-------- Raw data

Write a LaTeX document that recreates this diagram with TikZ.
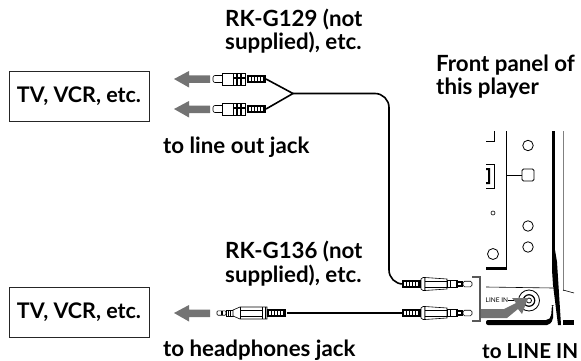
\documentclass[tikz,border=0pt]{standalone}
\usepackage{fontspec}
\setmainfont{Lato}
\usetikzlibrary{calc}
\definecolor{arrowgray}{gray}{0.45}
\tikzset{
  lbl/.style={font=\bfseries\fontsize{22.3}{24}\selectfont,align=left,anchor=base west,inner sep=0pt,text=black},
  devbox/.style={draw=black!85,line width=0.9pt,minimum width=140pt,minimum height=50pt,inner sep=0pt,font=\bfseries\fontsize{21.5}{24}\selectfont},
  cable/.style={line width=1.6pt,line join=round},
  fine/.style={line width=0.6pt},
  panel/.style={line width=0.8pt},
  gray arrow/.style={fill=arrowgray,draw=none}
}
\newcommand{\grip}[2]{% x start, y : striped strain relief 19 wide
  \fill[black] (#1,#2-4) rectangle ++(19,8);
  \foreach \k in {2,5,8,11,14}{\fill[white] (#1+\k,#2-2.2) rectangle ++(2,4.4);}
}
\newcommand{\rcaplug}[2]{% left-pointing phono plug, tip at x=#1
  \draw[fine,fill=white,rounded corners=2pt] (#1,#2-3.5) rectangle ++(11,7);
  \draw[fine,fill=white] (#1+9,#2-6) rectangle ++(15,12);
  \draw[fine,fill=white] (#1+20,#2-6) rectangle ++(12,12);
  \draw[line width=1.1pt] (#1+24,#2-6) -- ++(0,12) (#1+28,#2-6) -- ++(0,12);
  \draw[line width=1.1pt] (#1+20,#2-1)--++(12,0);
  \grip{#1+34}{#2}
}
\newcommand{\miniplugR}[2]{% right-pointing mini plug, grip starts at x=#1
  \grip{#1}{#2}
  \draw[fine,fill=white] (#1+19,#2-5) -- ++(2,-1.5) -- ++(2,0) -- ++(0,13) -- ++(-2,0) -- ++(-2,-1.5) -- cycle;
  \draw[fine,fill=white] (#1+23,#2-6.5) -- ++(22,1.5) -- ++(0,10) -- ++(-22,1.5) -- cycle;
  \draw[fine] (#1+23,#2-3) -- ++(22,0) (#1+23,#2+3) -- ++(22,0);
  \draw[fine,fill=white] (#1+45,#2-3.5) rectangle ++(10,7);
  \draw[fine] (#1+48,#2-3.5) -- ++(0,7);
  \fill[black] (#1+54,#2-2.8) rectangle ++(7,5.6);
  \draw[fine,fill=white,rounded corners=1.5pt] (#1+61,#2-2.8) rectangle ++(9,5.6);
  \fill[white] (#1+55.5,#2-1.2) rectangle ++(3.5,2.4);
}
\newcommand{\miniplugL}[2]{% left-pointing mini plug, tip at x=#1
  \draw[fine,fill=white,rounded corners=1pt] (#1,#2-2.2) rectangle ++(9,4.4);
  \fill[black] (#1+4,#2-2.2) rectangle ++(1.5,4.4);
  \draw[fine,fill=white] (#1+9,#2-3) rectangle ++(7,6);
  \draw[fine] (#1+11,#2-3) -- ++(0,6) (#1+13.5,#2-3) -- ++(0,6);
  \draw[fine,fill=white] (#1+16,#2-3) -- ++(7,-3) -- ++(27,0) -- ++(0,12) -- ++(-27,0) -- ++(-7,-3) -- cycle;
  \draw[fine] (#1+23,#2-6) -- ++(0,12) (#1+45,#2-6) -- ++(0,12) (#1+48,#2-6) -- ++(0,12);
  \draw[fine] (#1+23,#2+3) -- ++(22,0) (#1+23,#2-3) -- ++(22,0);
  \grip{#1+50}{#2}
}
\newcommand{\garrow}[2]{% left-pointing grey arrow, tip at x=#1
  \fill[gray arrow] (#1,#2) -- ++(15,-8) -- ++(0,4.5) -- ++(21,0) -- ++(0,7.5) -- ++(-21,0) -- ++(0,4.5) -- cycle;
}
\begin{document}
\begin{tikzpicture}[x=1pt,y=-1pt]
\useasboundingbox (0,0) rectangle (581,361);
% boxes
\node[devbox] (tvA) at (79,96) {TV, VCR, etc.};
\node[devbox] (tvB) at (79,312) {TV, VCR, etc.};
% labels
\node[lbl] (rkA) at (225,50) {RK-G129 (not\\supplied), etc.};
\node[lbl] (front) at (436,95) {Front panel of\\this player};
\node[lbl] (outj) at (163,153) {to line out jack};
\node[lbl] (rkB) at (225,282) {RK-G136 (not\\supplied), etc.};
\node[lbl] (hpj) at (163,356) {to headphones jack};
\node[lbl,font=\bfseries\fontsize{20.6}{24}\selectfont] (linein) at (482,358) {to LINE IN};
% named cable anchors
\coordinate (gA1) at (266,79);
\coordinate (gA2) at (266,109);
\coordinate (fork) at (293,93.5);
\coordinate (bendT) at (389,93.5);
\coordinate (gR1) at (402,284);
\coordinate (gL) at (287,313);
\coordinate (gR2) at (402,313);
% cables
\draw[cable] (gA1) -- (fork) -- (gA2);
\draw[cable,rounded corners=14pt] (fork) -- (bendT) -- (389,284) -- (gR1);
\draw[cable] (gL) -- (gR2);
% arrows
\garrow{174}{79}
\garrow{174}{109}
\garrow{174}{313}
% plugs
\rcaplug{213}{79}
\rcaplug{213}{109}
\miniplugL{217}{313}
\miniplugR{402}{284}
\miniplugR{402}{313}
% bracket
\draw[draw=black!65,line width=1.1pt] (472,277) -- (480,277) -- (480,321) -- (472,321);
% player panel
\draw[panel] (506,131) -- (506,268);
\fill[black] (486,267) rectangle (507,269.5);
\draw[panel] (486,141) -- (494,141) -- (494,131);
\draw[fine] (486,164) -- (494,164) -- (494,188) -- (486,188);
\fill[black] (486,168) -- (490,168) -- (490,184) -- (486,184) -- (486,182) -- (488,182) -- (488,170) -- (486,170) -- cycle;
\node[draw,fine,circle,minimum size=4pt,inner sep=0pt] (dot) at (493,213) {};
\node[draw,panel,circle,minimum size=11pt,inner sep=0pt] (knobA) at (493,254) {};
\node[draw,panel,circle,minimum size=10.5pt,inner sep=0pt] (cA) at (528,145.5) {};
\node[draw,panel,circle,minimum size=10.5pt,inner sep=0pt] (cB) at (528,226) {};
\node[draw,panel,circle,minimum size=10.5pt,inner sep=0pt] (cC) at (528,247) {};
\node[draw,panel,rounded corners=1.5pt,minimum size=12pt,inner sep=0pt] (sq) at (528,175) {};
\coordinate (panelP) at (506,175);
\draw[panel] (panelP) -- (sq);
% right edges
\fill[black] (552,131) rectangle (555,250);
\fill[black] (552,250) -- (555,250) -- (557,262) -- (561,325) -- (558,325) -- (553,285) -- (552,270) -- cycle;
\draw[line width=0.9pt,draw=black!50] (563,131) -- (563,291);
\draw[fine] (486,287) -- (553,288);
\draw[fine] (563,290) -- (574,293);
\fill[black,rounded corners=2pt] (486,320) -- (486,325) -- (549,325) -- (553,320) -- (553,305) -- (552,305) -- (551,317) -- (548,320) -- cycle;
\fill[black] (563,320) rectangle (574,325);
% jack
\node[draw,line width=0.8pt,circle,minimum size=21pt,inner sep=0pt] (jackO) at (529,300.5) {};
\node[draw,line width=1.2pt,circle,minimum size=11.5pt,inner sep=0pt] (jackM) at (529,300.5) {};
\node[draw,line width=0.8pt,circle,minimum size=5pt,inner sep=0pt] (jackI) at (529,300.5) {};
\node[font=\fontsize{6.5}{8}\selectfont,inner sep=0pt,anchor=west] (linetxt) at (485.5,300.5) {LINE IN};
\coordinate (lineend) at (516,300.5);
\draw[fine] (linetxt.east) -- (lineend);
% grey arrow into jack
\fill[gray arrow] (481,309) -- (504,309) -- (516,303) -- (512,298) -- (528,298) -- (522,314) -- (518,309) -- (507,318) -- (481,318) -- cycle;
\end{tikzpicture}
\end{document}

----------------

Problem statement>
Determine how many lines of the listing hold the word "this" and reply with that figure alone.

Correct response>
2